Figure scripts.

=======

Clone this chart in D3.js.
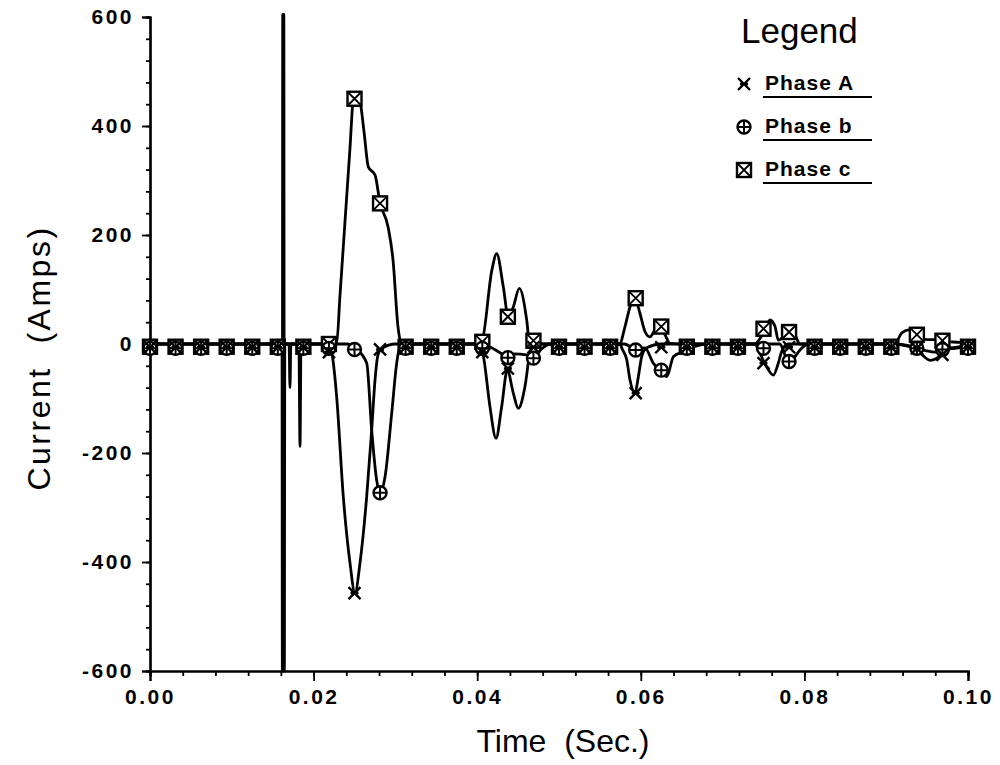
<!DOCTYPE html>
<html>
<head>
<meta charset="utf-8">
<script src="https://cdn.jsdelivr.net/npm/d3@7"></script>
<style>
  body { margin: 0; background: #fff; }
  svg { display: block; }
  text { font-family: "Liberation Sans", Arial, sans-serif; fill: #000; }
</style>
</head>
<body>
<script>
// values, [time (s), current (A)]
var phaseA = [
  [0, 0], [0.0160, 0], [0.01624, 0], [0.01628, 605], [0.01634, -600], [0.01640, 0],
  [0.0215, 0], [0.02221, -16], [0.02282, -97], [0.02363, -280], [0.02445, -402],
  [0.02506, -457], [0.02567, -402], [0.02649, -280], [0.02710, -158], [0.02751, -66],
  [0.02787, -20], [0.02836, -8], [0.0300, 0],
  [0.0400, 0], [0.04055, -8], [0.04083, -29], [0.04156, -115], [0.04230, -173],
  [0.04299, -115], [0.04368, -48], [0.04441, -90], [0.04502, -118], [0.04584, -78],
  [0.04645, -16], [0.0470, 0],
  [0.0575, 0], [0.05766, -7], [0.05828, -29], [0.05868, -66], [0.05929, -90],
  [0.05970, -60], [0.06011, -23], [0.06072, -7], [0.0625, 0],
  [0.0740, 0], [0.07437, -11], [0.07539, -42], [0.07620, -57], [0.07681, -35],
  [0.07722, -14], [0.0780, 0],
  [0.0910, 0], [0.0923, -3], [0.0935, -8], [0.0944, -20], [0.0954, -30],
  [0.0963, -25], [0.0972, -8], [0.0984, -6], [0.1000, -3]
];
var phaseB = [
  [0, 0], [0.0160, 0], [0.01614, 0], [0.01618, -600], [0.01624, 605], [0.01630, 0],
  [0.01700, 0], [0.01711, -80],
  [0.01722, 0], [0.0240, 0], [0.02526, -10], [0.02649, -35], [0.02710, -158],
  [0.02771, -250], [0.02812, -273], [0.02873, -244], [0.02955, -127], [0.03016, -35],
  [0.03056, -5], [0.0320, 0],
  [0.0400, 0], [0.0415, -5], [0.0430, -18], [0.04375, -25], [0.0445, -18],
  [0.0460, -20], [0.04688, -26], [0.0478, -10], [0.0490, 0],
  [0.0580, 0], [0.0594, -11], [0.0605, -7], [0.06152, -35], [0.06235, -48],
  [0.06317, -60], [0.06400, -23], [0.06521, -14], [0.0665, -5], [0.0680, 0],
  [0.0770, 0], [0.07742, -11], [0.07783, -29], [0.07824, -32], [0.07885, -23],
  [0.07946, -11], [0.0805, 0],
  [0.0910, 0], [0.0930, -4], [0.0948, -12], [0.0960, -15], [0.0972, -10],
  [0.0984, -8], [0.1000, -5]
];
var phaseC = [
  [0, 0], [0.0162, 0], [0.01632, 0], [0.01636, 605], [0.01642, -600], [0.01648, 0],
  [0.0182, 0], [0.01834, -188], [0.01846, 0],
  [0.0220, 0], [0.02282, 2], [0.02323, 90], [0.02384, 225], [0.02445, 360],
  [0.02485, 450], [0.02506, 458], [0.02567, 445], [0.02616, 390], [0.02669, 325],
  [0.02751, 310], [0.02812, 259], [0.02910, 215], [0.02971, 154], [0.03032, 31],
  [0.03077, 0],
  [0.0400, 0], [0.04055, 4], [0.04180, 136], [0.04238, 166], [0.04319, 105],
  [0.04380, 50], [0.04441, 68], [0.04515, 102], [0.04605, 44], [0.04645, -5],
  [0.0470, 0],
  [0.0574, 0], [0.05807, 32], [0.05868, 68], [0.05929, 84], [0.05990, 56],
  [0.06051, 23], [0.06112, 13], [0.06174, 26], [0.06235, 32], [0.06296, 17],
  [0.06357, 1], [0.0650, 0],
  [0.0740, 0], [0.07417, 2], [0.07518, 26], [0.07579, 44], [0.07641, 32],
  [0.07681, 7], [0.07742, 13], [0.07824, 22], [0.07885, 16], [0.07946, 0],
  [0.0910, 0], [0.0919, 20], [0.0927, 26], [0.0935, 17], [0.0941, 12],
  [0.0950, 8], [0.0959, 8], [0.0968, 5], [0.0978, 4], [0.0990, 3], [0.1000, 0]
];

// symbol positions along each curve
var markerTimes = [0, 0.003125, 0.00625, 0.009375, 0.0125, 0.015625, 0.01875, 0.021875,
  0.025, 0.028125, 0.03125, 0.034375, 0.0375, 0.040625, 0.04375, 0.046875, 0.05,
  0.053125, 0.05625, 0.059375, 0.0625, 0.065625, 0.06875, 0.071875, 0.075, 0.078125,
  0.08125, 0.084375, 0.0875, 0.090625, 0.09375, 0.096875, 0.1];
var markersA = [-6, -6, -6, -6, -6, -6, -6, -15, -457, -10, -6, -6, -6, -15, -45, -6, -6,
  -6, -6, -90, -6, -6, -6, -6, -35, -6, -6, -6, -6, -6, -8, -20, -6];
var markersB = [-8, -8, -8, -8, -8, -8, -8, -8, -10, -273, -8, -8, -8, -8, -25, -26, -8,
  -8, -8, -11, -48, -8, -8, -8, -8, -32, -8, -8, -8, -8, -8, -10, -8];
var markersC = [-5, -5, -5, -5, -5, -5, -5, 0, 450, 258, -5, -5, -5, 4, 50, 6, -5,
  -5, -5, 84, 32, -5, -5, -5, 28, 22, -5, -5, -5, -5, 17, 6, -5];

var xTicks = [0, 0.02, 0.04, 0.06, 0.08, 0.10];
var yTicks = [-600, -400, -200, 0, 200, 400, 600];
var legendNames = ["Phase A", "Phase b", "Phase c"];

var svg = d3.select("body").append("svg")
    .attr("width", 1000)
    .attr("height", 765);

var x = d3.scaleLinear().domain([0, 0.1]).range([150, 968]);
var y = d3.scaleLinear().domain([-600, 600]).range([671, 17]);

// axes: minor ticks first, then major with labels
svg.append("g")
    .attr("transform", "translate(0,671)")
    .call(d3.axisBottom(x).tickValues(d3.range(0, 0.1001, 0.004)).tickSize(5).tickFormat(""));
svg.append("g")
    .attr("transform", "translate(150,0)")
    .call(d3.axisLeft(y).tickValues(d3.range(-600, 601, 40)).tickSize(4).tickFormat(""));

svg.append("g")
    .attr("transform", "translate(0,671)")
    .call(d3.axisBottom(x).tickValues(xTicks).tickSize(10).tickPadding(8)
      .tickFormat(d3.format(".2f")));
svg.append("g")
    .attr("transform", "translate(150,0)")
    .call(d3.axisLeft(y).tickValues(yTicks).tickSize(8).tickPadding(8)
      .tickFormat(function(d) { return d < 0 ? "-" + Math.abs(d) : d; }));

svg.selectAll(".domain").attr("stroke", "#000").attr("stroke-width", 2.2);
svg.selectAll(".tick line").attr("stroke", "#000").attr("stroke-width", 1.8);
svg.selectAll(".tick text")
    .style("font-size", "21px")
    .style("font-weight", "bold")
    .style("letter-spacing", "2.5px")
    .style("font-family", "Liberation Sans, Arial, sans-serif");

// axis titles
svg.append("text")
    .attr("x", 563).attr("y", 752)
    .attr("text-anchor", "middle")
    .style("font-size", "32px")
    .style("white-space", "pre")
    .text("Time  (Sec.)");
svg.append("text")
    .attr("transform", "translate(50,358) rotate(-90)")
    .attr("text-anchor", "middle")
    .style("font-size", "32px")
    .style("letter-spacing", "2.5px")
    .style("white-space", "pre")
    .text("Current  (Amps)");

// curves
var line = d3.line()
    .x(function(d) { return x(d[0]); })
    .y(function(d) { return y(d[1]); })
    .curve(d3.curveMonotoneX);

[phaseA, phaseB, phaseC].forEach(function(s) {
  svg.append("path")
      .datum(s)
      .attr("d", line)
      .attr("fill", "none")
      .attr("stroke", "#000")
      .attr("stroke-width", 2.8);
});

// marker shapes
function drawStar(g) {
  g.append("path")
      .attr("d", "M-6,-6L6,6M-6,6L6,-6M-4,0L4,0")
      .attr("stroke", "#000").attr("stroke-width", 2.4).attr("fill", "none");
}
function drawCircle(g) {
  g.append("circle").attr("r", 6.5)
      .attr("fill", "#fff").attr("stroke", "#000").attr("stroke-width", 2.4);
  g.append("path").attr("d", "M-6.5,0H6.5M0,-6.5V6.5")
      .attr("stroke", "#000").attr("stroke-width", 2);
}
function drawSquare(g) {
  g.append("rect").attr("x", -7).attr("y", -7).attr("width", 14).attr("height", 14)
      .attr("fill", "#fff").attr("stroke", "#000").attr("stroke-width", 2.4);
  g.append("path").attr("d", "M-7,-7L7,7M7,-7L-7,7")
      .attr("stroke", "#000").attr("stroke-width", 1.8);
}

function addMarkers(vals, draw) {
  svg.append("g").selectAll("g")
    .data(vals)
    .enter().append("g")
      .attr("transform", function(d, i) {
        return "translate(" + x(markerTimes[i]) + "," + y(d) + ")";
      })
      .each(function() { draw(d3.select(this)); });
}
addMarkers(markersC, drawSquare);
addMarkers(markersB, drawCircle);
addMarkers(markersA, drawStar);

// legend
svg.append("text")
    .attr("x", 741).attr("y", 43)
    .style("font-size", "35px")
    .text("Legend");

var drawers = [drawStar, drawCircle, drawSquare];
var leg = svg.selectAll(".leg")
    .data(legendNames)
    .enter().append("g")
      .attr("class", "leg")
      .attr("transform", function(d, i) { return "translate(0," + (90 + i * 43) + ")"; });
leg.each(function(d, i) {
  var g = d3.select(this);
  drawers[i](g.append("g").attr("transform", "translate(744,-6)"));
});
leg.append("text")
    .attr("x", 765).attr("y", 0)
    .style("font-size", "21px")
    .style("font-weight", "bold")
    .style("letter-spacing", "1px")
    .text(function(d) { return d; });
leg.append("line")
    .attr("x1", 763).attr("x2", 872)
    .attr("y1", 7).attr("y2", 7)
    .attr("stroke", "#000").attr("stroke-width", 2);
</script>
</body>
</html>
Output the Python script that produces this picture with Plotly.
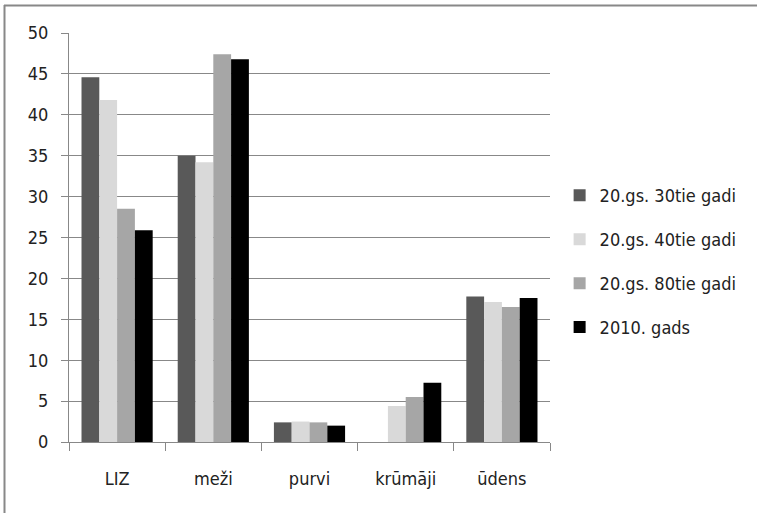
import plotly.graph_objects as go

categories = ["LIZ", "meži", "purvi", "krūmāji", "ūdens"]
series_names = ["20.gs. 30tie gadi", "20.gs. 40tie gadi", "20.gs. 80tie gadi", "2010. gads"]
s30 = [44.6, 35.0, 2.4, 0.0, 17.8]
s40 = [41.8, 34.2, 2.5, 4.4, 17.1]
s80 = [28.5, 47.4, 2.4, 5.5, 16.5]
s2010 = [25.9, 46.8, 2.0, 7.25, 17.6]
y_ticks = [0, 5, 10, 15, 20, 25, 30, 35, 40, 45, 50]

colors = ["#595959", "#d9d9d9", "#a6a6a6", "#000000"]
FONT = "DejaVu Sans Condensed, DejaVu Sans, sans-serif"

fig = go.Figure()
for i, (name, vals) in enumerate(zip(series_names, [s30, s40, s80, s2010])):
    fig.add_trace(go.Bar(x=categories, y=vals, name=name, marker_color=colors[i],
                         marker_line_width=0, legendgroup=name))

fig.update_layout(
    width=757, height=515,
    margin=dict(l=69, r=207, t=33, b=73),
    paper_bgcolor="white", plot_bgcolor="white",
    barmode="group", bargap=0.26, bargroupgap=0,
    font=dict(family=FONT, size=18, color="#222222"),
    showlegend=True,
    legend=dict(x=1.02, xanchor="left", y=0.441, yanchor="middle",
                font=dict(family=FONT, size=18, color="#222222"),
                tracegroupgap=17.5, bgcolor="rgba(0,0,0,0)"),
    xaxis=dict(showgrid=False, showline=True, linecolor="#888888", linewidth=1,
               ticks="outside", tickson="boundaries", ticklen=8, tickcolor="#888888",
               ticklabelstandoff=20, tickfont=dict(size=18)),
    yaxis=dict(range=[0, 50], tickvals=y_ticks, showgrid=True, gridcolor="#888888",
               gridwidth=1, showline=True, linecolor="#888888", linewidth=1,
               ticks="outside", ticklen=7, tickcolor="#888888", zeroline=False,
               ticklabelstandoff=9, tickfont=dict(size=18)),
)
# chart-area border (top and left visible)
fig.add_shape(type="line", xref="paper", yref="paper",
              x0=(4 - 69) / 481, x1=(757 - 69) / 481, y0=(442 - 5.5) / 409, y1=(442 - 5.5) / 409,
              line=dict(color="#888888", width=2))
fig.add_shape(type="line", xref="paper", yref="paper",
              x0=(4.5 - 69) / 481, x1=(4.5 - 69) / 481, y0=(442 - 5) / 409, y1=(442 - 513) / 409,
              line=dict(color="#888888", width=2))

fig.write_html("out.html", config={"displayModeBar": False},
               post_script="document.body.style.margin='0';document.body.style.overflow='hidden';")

=======

Copy, exactly as they stand, the lines from the one that holds "Output the Python" to the one that holds "marker_line_width=0, legendgroup=name))", both included, and drop every picture.

Output the Python script that produces this picture with Plotly.
import plotly.graph_objects as go

categories = ["LIZ", "meži", "purvi", "krūmāji", "ūdens"]
series_names = ["20.gs. 30tie gadi", "20.gs. 40tie gadi", "20.gs. 80tie gadi", "2010. gads"]
s30 = [44.6, 35.0, 2.4, 0.0, 17.8]
s40 = [41.8, 34.2, 2.5, 4.4, 17.1]
s80 = [28.5, 47.4, 2.4, 5.5, 16.5]
s2010 = [25.9, 46.8, 2.0, 7.25, 17.6]
y_ticks = [0, 5, 10, 15, 20, 25, 30, 35, 40, 45, 50]

colors = ["#595959", "#d9d9d9", "#a6a6a6", "#000000"]
FONT = "DejaVu Sans Condensed, DejaVu Sans, sans-serif"

fig = go.Figure()
for i, (name, vals) in enumerate(zip(series_names, [s30, s40, s80, s2010])):
    fig.add_trace(go.Bar(x=categories, y=vals, name=name, marker_color=colors[i],
                         marker_line_width=0, legendgroup=name))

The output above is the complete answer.